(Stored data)
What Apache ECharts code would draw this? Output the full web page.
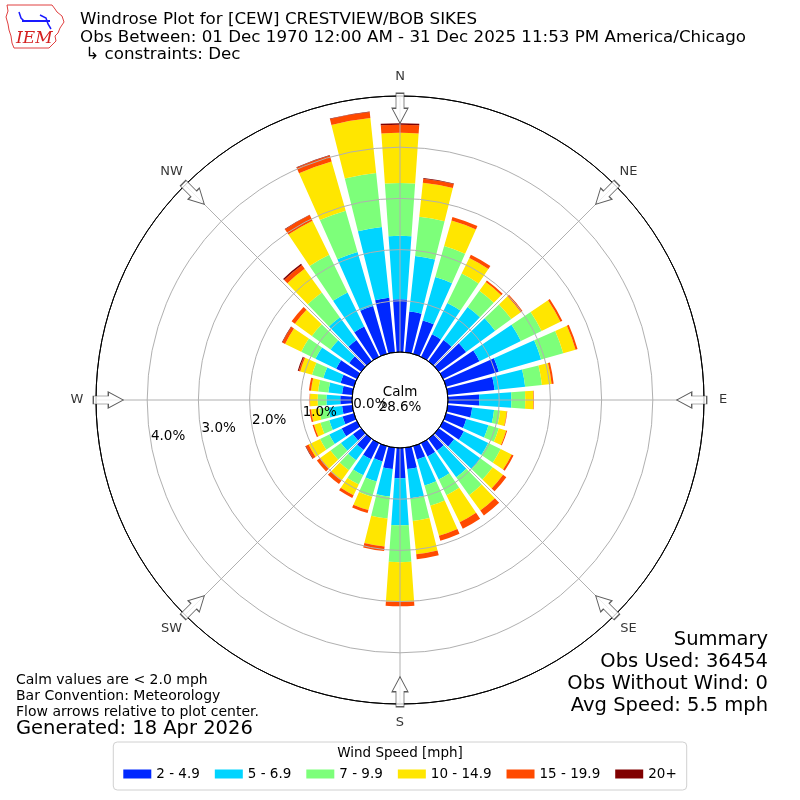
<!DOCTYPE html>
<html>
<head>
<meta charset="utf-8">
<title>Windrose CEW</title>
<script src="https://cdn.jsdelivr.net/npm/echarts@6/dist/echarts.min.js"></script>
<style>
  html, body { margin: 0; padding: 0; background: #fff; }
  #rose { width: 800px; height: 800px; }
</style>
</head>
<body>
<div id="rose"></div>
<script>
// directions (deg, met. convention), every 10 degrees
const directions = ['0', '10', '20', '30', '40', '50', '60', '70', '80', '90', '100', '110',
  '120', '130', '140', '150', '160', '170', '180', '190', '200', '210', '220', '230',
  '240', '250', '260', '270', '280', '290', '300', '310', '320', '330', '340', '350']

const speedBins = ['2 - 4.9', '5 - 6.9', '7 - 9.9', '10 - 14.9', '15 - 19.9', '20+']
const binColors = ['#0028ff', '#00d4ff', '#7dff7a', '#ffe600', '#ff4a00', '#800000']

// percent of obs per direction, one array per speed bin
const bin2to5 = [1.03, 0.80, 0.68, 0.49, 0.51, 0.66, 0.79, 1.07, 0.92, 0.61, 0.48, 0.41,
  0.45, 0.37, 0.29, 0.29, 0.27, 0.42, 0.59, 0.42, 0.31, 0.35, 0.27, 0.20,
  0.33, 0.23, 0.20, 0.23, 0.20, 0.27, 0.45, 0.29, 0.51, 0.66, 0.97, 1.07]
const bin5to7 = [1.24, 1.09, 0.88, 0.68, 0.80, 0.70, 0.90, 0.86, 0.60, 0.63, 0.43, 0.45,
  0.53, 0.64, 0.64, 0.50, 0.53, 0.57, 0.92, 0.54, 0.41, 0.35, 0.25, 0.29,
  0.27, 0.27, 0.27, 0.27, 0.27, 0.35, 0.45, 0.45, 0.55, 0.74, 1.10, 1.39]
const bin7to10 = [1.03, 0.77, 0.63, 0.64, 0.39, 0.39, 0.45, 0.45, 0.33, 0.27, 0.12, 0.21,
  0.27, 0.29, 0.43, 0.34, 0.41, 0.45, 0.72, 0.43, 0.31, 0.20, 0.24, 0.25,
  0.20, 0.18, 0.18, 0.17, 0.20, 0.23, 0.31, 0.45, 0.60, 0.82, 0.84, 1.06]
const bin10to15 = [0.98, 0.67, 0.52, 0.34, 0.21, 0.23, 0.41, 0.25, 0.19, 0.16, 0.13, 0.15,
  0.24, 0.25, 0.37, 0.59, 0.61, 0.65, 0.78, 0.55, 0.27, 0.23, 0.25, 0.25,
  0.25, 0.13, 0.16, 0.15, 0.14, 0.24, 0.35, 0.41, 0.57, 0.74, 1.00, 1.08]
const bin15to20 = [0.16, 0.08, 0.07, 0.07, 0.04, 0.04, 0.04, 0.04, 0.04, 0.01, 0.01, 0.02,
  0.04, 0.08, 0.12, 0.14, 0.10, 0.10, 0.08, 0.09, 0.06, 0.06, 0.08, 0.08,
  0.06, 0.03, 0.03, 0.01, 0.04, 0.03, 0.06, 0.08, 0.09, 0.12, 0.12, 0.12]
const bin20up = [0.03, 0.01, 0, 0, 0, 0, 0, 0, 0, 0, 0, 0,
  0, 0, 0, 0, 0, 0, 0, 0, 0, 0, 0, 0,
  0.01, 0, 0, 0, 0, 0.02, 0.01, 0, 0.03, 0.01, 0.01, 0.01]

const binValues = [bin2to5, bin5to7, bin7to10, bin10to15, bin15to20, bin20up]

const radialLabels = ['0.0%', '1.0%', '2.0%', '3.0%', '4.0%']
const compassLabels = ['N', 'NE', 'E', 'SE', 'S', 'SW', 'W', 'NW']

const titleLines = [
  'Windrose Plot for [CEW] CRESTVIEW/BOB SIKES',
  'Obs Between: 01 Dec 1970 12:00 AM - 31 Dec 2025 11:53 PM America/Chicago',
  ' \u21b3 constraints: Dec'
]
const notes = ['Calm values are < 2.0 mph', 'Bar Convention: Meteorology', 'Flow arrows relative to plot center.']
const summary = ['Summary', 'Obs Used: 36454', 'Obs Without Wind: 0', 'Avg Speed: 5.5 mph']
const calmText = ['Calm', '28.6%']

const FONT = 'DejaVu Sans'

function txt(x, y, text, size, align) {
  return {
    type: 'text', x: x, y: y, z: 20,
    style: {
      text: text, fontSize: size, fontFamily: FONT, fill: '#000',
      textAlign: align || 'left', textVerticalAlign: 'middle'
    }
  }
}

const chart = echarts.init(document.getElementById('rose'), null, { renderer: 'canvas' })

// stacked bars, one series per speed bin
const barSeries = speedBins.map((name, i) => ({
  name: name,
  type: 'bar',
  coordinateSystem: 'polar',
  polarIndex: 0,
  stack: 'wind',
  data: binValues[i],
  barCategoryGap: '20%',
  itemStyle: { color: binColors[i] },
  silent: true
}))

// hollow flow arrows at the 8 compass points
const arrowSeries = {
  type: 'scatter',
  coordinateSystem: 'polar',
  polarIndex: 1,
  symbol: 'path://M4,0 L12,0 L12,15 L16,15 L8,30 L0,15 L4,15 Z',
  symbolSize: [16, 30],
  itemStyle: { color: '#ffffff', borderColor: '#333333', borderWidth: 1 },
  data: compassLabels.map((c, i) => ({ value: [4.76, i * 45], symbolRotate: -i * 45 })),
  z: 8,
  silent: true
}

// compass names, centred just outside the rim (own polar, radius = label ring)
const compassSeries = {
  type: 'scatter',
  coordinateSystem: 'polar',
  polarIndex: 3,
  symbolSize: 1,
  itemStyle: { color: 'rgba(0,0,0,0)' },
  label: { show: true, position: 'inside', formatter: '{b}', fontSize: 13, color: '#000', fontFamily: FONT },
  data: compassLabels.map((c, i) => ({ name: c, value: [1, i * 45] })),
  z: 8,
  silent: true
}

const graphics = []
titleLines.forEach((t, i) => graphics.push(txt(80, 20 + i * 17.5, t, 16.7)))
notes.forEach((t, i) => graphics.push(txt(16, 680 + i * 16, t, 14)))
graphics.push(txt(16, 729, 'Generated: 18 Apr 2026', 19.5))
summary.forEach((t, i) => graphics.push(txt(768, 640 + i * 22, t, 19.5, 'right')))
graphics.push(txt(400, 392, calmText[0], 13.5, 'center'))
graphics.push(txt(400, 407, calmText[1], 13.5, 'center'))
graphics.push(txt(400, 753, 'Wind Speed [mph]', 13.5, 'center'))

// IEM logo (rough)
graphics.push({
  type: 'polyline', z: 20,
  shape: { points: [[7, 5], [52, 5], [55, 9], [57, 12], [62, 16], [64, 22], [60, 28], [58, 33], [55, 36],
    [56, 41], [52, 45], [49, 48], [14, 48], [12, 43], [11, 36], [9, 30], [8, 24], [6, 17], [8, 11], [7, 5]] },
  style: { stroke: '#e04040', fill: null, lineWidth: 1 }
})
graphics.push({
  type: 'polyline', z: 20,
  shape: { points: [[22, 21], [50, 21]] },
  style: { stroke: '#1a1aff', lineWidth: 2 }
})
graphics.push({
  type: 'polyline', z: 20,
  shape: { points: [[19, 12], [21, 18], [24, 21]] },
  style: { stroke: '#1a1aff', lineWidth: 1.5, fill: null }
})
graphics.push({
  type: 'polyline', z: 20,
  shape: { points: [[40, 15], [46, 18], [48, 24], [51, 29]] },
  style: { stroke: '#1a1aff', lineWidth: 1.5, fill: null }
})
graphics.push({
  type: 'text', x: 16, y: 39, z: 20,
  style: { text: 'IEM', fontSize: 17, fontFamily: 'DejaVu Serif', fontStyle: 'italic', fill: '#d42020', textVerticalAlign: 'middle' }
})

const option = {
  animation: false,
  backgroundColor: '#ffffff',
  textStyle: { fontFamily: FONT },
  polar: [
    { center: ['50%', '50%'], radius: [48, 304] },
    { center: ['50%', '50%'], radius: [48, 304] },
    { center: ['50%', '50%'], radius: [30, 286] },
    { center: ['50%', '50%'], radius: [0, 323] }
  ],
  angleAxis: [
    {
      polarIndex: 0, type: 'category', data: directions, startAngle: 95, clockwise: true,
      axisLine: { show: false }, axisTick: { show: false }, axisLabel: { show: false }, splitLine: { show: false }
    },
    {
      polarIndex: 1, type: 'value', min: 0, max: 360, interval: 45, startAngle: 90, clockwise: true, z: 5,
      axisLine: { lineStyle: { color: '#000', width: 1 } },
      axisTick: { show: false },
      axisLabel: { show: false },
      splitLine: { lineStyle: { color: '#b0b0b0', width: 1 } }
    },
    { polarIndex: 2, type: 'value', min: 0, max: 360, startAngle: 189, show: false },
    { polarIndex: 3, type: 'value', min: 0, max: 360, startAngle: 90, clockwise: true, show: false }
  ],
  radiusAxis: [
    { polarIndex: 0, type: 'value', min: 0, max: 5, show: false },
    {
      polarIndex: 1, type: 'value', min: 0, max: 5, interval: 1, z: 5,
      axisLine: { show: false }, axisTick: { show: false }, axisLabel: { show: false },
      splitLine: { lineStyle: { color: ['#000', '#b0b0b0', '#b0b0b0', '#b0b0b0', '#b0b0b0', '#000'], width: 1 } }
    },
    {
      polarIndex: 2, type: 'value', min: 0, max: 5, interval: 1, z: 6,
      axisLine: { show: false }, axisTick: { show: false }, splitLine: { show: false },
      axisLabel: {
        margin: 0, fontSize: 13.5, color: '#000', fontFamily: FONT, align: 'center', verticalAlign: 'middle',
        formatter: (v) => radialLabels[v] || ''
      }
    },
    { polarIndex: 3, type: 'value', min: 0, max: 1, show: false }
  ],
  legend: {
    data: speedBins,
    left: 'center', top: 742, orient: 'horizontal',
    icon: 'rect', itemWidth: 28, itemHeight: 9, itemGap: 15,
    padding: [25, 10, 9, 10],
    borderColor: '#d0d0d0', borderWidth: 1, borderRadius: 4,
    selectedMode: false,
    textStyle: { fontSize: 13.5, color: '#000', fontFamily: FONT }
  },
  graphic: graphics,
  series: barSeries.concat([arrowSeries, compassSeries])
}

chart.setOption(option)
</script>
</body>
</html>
---
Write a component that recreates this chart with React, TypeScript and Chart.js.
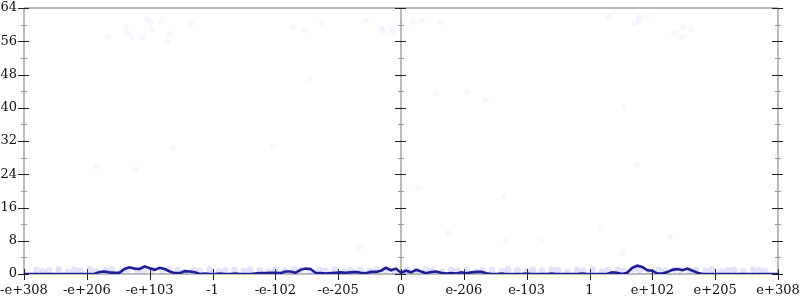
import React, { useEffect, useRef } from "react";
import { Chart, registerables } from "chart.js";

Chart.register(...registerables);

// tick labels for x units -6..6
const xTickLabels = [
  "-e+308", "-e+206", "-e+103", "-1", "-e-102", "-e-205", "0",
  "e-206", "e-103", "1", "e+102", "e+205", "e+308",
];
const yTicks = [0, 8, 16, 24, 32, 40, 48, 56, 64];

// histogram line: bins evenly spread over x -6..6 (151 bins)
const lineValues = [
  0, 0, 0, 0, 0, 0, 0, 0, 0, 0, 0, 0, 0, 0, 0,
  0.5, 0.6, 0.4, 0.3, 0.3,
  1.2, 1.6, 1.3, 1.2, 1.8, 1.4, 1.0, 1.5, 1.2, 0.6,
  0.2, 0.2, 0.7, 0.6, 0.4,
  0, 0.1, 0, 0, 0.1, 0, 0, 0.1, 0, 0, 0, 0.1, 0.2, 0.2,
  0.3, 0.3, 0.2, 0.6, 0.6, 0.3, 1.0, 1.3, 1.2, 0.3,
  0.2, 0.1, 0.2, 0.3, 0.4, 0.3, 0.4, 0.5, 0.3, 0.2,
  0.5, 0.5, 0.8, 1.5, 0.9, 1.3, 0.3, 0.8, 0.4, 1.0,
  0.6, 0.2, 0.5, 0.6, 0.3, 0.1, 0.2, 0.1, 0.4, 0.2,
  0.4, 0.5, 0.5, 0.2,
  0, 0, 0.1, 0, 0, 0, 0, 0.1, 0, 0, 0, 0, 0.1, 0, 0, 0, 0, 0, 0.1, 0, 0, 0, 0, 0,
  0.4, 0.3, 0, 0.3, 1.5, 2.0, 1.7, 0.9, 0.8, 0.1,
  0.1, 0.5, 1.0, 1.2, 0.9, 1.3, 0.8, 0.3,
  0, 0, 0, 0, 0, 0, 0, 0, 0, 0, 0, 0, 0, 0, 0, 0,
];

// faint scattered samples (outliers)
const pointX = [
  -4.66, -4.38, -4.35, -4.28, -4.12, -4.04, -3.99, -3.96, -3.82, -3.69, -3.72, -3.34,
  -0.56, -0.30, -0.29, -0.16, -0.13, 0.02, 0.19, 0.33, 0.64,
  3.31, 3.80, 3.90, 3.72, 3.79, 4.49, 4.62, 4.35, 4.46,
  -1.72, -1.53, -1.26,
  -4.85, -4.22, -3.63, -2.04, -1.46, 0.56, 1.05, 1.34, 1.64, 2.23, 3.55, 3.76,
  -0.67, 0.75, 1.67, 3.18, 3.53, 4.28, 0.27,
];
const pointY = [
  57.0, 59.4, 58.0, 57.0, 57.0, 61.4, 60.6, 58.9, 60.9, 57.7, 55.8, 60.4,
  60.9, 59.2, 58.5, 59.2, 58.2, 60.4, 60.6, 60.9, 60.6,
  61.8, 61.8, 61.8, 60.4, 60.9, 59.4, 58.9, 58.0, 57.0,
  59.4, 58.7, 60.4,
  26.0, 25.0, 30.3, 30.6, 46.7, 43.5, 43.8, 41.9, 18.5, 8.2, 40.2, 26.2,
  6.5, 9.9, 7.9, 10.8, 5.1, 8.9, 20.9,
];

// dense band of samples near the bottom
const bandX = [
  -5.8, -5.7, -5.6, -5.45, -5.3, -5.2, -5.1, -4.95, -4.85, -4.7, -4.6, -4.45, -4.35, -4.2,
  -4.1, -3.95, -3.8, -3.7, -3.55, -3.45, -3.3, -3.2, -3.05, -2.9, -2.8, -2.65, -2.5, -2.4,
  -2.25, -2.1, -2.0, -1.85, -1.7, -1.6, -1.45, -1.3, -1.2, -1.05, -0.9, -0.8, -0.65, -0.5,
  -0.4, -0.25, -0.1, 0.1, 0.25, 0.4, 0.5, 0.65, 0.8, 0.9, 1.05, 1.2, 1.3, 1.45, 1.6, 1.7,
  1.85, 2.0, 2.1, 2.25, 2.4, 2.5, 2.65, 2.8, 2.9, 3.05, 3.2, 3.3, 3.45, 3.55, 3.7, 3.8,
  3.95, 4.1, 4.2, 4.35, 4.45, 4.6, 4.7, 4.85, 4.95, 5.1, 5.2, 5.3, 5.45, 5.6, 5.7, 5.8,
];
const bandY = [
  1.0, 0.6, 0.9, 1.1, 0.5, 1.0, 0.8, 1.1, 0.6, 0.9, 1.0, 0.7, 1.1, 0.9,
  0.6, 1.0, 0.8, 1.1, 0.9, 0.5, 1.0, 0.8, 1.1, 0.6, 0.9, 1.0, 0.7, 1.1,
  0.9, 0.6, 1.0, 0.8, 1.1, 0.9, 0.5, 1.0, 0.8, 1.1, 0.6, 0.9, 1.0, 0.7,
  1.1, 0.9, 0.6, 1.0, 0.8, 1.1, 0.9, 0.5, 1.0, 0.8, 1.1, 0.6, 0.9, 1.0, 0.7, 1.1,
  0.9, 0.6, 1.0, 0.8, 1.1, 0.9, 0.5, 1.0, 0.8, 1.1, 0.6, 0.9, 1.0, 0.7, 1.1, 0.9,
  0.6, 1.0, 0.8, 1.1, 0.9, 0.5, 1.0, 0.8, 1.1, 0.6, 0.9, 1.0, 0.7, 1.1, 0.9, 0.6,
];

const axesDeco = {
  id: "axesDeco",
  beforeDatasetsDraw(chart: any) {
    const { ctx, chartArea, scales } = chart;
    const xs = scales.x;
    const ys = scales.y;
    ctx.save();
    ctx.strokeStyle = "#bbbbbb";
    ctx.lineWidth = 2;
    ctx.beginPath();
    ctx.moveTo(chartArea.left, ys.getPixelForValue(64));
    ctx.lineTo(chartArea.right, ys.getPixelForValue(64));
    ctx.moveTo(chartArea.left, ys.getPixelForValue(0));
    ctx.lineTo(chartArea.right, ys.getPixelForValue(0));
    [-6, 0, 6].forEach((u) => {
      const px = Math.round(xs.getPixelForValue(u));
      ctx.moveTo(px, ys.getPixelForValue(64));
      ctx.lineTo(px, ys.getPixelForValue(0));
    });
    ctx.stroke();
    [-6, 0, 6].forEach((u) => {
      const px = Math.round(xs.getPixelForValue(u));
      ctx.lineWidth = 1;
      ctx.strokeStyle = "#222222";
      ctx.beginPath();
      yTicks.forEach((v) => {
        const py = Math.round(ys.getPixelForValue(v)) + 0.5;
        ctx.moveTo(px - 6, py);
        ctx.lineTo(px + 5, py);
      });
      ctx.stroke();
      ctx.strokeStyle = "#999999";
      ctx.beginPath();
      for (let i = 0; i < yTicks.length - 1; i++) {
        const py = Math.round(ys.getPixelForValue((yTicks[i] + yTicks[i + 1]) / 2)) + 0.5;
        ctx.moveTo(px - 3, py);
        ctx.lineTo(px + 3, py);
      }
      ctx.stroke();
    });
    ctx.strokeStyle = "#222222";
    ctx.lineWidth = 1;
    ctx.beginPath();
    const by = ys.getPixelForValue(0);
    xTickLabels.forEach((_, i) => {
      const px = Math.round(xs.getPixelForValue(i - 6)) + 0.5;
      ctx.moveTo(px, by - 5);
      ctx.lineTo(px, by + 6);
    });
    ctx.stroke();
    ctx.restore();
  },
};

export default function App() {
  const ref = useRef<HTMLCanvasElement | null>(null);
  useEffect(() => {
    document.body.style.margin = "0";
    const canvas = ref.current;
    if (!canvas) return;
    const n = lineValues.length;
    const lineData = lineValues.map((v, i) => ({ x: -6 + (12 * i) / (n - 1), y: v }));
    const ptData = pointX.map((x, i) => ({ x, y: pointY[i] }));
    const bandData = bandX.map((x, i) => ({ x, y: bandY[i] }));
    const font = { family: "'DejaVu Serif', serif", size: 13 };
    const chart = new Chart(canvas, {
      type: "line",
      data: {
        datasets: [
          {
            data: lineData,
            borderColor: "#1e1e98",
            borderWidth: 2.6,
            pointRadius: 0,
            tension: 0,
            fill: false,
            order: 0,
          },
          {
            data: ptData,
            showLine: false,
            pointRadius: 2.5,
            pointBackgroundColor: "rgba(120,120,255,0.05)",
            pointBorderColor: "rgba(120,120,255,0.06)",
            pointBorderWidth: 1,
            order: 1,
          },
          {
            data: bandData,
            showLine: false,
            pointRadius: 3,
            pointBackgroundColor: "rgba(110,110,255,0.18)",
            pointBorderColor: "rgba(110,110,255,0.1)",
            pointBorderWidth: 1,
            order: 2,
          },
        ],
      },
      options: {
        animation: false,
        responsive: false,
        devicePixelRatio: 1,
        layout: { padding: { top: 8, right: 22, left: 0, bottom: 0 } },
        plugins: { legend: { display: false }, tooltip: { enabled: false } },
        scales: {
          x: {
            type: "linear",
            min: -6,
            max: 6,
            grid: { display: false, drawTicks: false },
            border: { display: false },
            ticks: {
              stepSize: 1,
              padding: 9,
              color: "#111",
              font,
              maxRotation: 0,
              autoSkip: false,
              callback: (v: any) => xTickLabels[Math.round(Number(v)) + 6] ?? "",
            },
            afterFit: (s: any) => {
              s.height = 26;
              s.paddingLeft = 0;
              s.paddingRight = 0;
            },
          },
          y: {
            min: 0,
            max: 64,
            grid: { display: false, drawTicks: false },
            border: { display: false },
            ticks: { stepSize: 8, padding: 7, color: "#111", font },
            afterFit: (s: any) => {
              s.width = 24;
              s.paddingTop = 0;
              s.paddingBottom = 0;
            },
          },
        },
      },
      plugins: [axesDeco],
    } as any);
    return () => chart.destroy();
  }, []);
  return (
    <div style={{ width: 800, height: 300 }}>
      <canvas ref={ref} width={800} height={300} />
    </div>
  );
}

= Task to carry out =
Transcribe, exactly as written, the lines starting at the one with "Write a component" and ending at the one with "48, 56, 64];", and nothing more. Pictures are not part of the copy.

= Task response =
Write a component that recreates this chart with React, TypeScript and Chart.js.
import React, { useEffect, useRef } from "react";
import { Chart, registerables } from "chart.js";

Chart.register(...registerables);

// tick labels for x units -6..6
const xTickLabels = [
  "-e+308", "-e+206", "-e+103", "-1", "-e-102", "-e-205", "0",
  "e-206", "e-103", "1", "e+102", "e+205", "e+308",
];
const yTicks = [0, 8, 16, 24, 32, 40, 48, 56, 64];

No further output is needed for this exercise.